The imagery in And Under That… moves viewers through a series of spaces, both public and private, that are animated by the presence of bodies, most often those of the film’s two main subjects. The scenes are relatively ordinary, though somehow they don’t always feel that way. Throughout And Under That… voice, music, and sound are at least as important to the viewer’s experience of the work as what we see. Indeed, it is perhaps in making her viewers into listeners that Copestake allows us to participate in the attention she pays to her subjects’ “ordinary affects.” In echoing a topology of listening, And Under That participates in an openness (ears, unlike eyes, can’t be closed after all) that allows an unheard subjectivity to emerge.
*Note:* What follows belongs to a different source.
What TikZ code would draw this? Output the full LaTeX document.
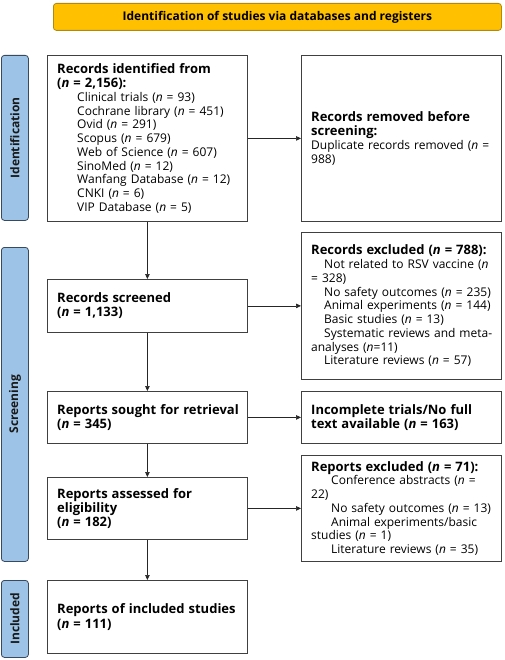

That this is made audible through the voices of older women, voices not listened to attentively enough in our culture, and habitually heard as those of “finished” subjects, is essential to the film’s affective power, to the way it moves.

The moving images that Copestake uses to show us these various pools of ordinariness are themselves shown to be movable within And Under That. At times the footage is rotated 90 degrees into the vertical, so that the film seems to flow down the screen; at other points it is layered to create a sense of shifting depth within the image. In previous film works, Copestake used techniques such as projecting onto textured, layered, or broken surfaces to disrupt the immateriality and unity of the filmic image. By manipulating the layers and orientations of the material in And Under That, the artist is able to draw something of that disruption back into the film, even within the stabilizing frame of the cinematic screen. The interruption of the film’s flow of images is what makes space for those pools of ordinary feeling to gather.
Adapted from Dominic Paterson, ‘And Under That…’ in Subject Area: writing/film, 2014.